Circus isn’t as fresh, as vibrant, as Jolly Fellows or Volga-Volga; but its final scenes overwhelm. When the German fails to rouse them with his racial bile, and he lunges at Marion’s son with murderous intent, the seated crowd, protectively, keeps handing the child upward and over, with one audience member after another singing to the child—in Russian; in languages of the various Soviet republics—strains from the same lullaby that, in the film’s most tender scene, Marion sang to him earlier. (The film needs a tad more of the boy, to erase the impression that it’s trotting him out to score emotional and political points. He might also have been given a name—although perhaps he was given one that the subtitles fail to disclose.) The sum is the presentation of a national myth (and one sufficiently crossing reality to make the Soviet Union a place Paul Robeson could call home). In the grand finale, outdoors and in unexpected sunlight, the child’s mother and stepfather march side-by-side with “the people”; the child himself is in the arms of the person next to them. Like all Soviet children the responsibility of the nation, amidst such radiant celebration he embodies the nation’s future and hope. In the States, he was disposable—as would be the case in Nazi Germany; here, though, he is indispensable. Every soul in the people’s parade contributes to a single triumphant voice. Thus ends irresistibly and melodiously Aleksandrov’s film—the favorite film, I might add, of my paternal grandmother, an unreconstructed Stalinist until her death, by which time there no longer was a Soviet Union.

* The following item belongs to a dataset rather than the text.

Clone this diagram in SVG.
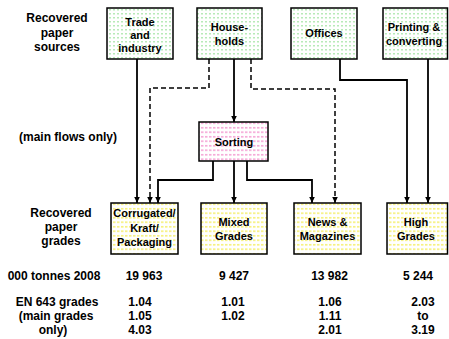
<svg xmlns="http://www.w3.org/2000/svg" width="449" height="339" viewBox="0 0 449 339">
<defs>
<pattern id="pg" width="4" height="4" patternUnits="userSpaceOnUse"><rect width="4" height="4" fill="#ffffff"/><rect x="1" y="1" width="2" height="1.5" fill="#b8eab8"/></pattern>
<pattern id="pp" width="4" height="4.5" patternUnits="userSpaceOnUse"><rect width="4" height="4.5" fill="#ffffff"/><rect x="1" y="1" width="2.5" height="1.5" fill="#f4a0d4"/></pattern>
<pattern id="py" width="4" height="4.5" patternUnits="userSpaceOnUse"><rect width="4" height="4.5" fill="#ffffff"/><rect x="1" y="1" width="2.5" height="1.5" fill="#f6f070"/></pattern>
<marker id="ah" markerUnits="userSpaceOnUse" markerWidth="6" markerHeight="6" refX="6" refY="3" orient="auto"><path d="M0,0.2 L6,3 L0,5.8 z" fill="#000"/></marker>
</defs>
<style>
text{font-family:"Liberation Sans",Arial,sans-serif;font-weight:bold;fill:#000;text-anchor:middle}
.l{font-size:12px}
.n{font-size:11px}
.box{stroke:#000;stroke-width:1.5}
.c{fill:none;stroke:#000;stroke-width:1.8;marker-end:url(#ah)}
.d{stroke-width:1.5;stroke-dasharray:5,3}
</style>

<g id="labels">
<text class="l" x="57" y="22">Recovered</text>
<text class="l" x="57" y="36.5">paper</text>
<text class="l" x="57" y="51">sources</text>
<text class="l" x="68" y="141">(main flows only)</text>
<text class="l" x="61" y="217">Recovered</text>
<text class="l" x="61" y="231">paper</text>
<text class="l" x="61" y="245">grades</text>
<text class="l" x="54" y="280">000 tonnes 2008</text>
<text class="l" x="57" y="306">EN 643 grades</text>
<text class="l" x="56" y="320">(main grades</text>
<text class="l" x="53" y="334">only)</text>
</g>

<g id="connectors">
<path class="c" d="M137,59 V203"/>
<path class="c d" d="M209,59 V88 H150 V203"/>
<path class="c" d="M234,59 V122"/>
<path class="c d" d="M251,59 V89 H335 V203"/>
<path class="c" d="M340,59 V80 H407 V203"/>
<path class="c" d="M428,59 V203"/>
<path class="c" d="M213,161 V180 H158 V203"/>
<path class="c" d="M234,161 V203"/>
<path class="c" d="M247,161 V180 H312 V203"/>
</g>

<g id="trade">
<rect class="box" x="107" y="8" width="66" height="51" fill="url(#pg)"/>
<text class="n" x="140" y="25.5">Trade</text>
<text class="n" x="140" y="38.5">and</text>
<text class="n" x="140" y="51.5">industry</text>
</g>
<g id="households">
<rect class="box" x="197" y="8" width="65" height="51" fill="url(#pg)"/>
<text class="n" x="229.5" y="31">House-</text>
<text class="n" x="229.5" y="45">holds</text>
</g>
<g id="offices">
<rect class="box" x="291" y="8" width="66" height="51" fill="url(#pg)"/>
<text class="n" x="324" y="37">Offices</text>
</g>
<g id="printing">
<rect class="box" x="383" y="8" width="64.5" height="51" fill="url(#pg)"/>
<text class="n" x="414" y="31">Printing &amp;</text>
<text class="n" x="414" y="45">converting</text>
</g>
<g id="sorting">
<rect class="box" x="199" y="122" width="69" height="39" fill="url(#pp)"/>
<text class="n" x="234" y="146">Sorting</text>
</g>
<g id="corrugated">
<rect class="box" x="111" y="203" width="67" height="51" fill="url(#py)"/>
<text class="n" x="144.5" y="217">Corrugated/</text>
<text class="n" x="144.5" y="231.5">Kraft/</text>
<text class="n" x="144.5" y="246">Packaging</text>
</g>
<g id="mixed">
<rect class="box" x="201" y="203" width="66" height="51" fill="url(#py)"/>
<text class="n" x="234" y="226">Mixed</text>
<text class="n" x="234" y="240">Grades</text>
</g>
<g id="news">
<rect class="box" x="294" y="203" width="67" height="51" fill="url(#py)"/>
<text class="n" x="327.5" y="226">News &amp;</text>
<text class="n" x="327.5" y="240">Magazines</text>
</g>
<g id="high">
<rect class="box" x="387" y="203" width="60.5" height="51" fill="url(#py)"/>
<text class="n" x="416" y="226">High</text>
<text class="n" x="416" y="240">Grades</text>
</g>

<g id="values">
<text class="l" x="144" y="280">19 963</text>
<text class="l" x="140" y="306">1.04</text>
<text class="l" x="140" y="320">1.05</text>
<text class="l" x="140" y="334">4.03</text>
<text class="l" x="234" y="280">9 427</text>
<text class="l" x="233" y="306">1.01</text>
<text class="l" x="233" y="320">1.02</text>
<text class="l" x="329.5" y="280">13 982</text>
<text class="l" x="330" y="306">1.06</text>
<text class="l" x="330" y="320">1.11</text>
<text class="l" x="330" y="334">2.01</text>
<text class="l" x="418" y="280">5 244</text>
<text class="l" x="423" y="306">2.03</text>
<text class="l" x="423" y="320">to</text>
<text class="l" x="423" y="334">3.19</text>
</g>
</svg>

Throughout, Circus is a formidable entertainment, richly scored by Isaac Dunnayevski, dazzlingly displayed by a boundlessly placed and angled set of cameras, gorgeously lensed (in black and white) by Vladimir Nilsen, and punctuated by imaginative special effects that alternately haunt and delight. An array of glittering sets adds to the production’s élan.
I confess: I did not laugh once; but the film’s abundant humor consistently cheered me. I never felt that jokes were failing.
And Orlova? With sexy good looks and the dramatic manner of early Joan Crawford, she is an earnest actress, a spirited hoofer, a marvelous singer, and an awesome acrobat—although a double, one suspects, assisted Orlova in this last arena of accomplishment.